*Problem*
Each line that holds the word "chart" counts once. Give the total number of such lines and nothing else.
=== Recorded data ===
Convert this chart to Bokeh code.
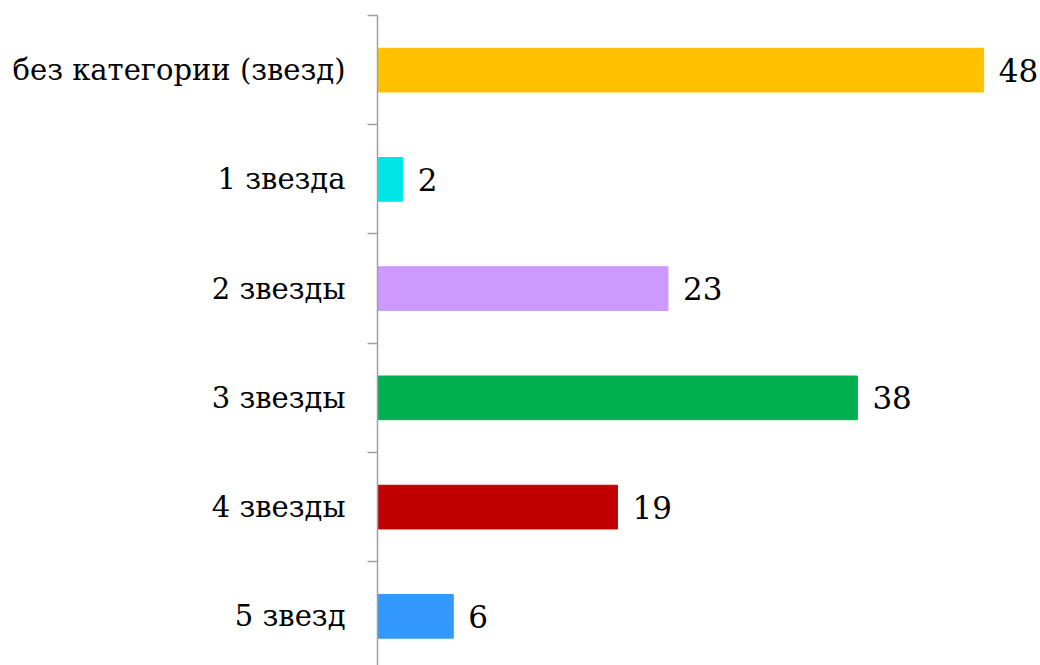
===
=== Recorded data ===
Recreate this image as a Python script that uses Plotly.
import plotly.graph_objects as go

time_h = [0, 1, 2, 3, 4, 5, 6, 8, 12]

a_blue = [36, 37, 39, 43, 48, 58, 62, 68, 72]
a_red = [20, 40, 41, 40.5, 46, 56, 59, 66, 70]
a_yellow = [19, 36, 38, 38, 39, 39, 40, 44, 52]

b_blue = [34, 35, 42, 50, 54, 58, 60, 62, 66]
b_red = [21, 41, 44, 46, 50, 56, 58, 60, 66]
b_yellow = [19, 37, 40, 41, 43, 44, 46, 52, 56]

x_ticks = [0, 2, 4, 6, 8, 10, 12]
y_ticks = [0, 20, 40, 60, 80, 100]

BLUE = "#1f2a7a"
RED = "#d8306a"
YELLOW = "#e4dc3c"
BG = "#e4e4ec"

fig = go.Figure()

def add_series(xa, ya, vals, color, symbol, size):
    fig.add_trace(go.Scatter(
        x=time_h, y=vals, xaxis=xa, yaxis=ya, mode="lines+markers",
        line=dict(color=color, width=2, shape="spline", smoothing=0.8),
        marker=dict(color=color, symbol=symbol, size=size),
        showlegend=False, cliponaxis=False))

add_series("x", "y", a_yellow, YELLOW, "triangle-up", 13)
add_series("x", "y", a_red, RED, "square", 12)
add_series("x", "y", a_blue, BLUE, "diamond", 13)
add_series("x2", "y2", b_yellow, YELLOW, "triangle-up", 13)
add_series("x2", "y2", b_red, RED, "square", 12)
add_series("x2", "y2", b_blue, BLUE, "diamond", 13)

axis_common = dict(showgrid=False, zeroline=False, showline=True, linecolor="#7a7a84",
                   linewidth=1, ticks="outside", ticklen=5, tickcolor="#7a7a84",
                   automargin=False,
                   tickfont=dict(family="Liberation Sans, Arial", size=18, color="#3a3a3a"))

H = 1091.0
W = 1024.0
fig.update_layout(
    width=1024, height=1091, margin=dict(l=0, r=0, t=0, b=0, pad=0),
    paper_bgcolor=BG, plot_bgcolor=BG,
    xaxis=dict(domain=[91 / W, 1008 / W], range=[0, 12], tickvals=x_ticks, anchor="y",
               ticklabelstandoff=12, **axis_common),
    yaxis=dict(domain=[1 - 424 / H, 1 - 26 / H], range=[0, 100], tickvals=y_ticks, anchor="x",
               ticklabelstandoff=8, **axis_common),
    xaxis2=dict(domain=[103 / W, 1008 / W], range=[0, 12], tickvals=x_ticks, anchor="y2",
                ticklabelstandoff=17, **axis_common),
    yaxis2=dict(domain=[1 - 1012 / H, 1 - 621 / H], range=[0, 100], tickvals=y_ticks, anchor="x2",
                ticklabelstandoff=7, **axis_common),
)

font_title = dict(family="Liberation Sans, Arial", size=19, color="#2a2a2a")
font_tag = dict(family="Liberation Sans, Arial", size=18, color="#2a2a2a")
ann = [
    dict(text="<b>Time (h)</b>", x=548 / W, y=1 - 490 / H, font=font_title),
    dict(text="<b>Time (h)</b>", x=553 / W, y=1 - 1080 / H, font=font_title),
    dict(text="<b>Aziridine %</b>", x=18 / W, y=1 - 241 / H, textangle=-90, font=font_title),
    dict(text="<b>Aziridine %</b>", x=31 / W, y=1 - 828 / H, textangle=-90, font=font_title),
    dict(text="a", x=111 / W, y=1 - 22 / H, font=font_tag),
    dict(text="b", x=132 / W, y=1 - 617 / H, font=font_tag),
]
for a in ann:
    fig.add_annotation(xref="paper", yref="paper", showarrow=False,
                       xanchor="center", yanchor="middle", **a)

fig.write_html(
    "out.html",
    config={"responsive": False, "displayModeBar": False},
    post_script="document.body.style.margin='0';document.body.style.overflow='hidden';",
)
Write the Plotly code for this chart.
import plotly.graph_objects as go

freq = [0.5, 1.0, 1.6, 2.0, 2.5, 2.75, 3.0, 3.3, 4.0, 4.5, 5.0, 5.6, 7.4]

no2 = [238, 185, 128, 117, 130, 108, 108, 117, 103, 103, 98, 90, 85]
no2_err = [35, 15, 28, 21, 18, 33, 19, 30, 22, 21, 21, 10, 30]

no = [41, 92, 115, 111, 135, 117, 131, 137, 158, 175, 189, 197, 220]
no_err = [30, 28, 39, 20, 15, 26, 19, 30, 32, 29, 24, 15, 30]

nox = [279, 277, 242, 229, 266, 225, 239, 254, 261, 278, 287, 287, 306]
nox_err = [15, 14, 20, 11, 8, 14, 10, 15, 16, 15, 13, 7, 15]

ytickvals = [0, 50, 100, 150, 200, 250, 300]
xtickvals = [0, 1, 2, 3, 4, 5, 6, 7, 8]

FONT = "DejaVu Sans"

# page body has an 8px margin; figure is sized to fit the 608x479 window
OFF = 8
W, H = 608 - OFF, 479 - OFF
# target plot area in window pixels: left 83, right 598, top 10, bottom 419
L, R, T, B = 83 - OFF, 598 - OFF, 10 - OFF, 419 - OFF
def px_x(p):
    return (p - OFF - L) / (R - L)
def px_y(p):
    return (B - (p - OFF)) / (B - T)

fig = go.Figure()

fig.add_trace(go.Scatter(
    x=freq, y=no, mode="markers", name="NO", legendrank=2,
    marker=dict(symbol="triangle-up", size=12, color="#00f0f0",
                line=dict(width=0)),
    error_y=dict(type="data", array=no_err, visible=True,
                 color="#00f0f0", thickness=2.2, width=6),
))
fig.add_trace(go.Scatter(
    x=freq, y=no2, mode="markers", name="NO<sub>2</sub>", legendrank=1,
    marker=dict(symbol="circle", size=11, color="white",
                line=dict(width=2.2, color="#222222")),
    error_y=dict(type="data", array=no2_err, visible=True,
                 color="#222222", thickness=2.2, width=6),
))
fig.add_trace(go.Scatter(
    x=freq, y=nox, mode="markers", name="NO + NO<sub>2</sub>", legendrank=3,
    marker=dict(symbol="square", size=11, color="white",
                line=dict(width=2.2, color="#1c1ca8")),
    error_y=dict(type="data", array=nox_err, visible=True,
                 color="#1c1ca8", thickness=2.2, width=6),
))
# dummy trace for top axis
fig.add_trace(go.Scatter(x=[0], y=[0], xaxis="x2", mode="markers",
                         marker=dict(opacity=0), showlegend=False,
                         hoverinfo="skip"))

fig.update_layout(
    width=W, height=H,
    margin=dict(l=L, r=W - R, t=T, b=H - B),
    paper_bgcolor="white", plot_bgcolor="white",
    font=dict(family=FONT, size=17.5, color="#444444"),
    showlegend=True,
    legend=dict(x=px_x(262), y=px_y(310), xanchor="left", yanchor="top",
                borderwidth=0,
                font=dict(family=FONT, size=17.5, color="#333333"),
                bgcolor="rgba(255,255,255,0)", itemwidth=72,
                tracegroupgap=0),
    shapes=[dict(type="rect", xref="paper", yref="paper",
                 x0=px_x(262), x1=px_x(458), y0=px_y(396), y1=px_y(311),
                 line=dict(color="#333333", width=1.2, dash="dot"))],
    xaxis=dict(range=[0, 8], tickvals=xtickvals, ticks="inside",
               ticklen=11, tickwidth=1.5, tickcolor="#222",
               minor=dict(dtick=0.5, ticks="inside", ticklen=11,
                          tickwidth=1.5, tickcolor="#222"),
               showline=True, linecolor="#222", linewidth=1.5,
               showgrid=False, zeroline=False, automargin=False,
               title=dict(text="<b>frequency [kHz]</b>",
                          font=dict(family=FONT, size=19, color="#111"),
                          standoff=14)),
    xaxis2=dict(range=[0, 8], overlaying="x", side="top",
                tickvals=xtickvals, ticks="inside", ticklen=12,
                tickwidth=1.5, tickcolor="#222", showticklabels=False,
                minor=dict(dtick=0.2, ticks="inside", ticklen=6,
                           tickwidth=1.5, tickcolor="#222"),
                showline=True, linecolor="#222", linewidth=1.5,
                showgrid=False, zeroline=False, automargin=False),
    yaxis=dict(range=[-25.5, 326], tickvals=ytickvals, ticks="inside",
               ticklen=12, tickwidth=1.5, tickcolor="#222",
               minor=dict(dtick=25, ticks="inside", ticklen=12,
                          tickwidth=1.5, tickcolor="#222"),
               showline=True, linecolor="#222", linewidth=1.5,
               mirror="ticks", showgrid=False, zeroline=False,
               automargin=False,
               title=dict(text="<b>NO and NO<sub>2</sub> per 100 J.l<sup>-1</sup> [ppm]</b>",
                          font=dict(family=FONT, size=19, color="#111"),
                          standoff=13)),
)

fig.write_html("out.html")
===
*The reply*
2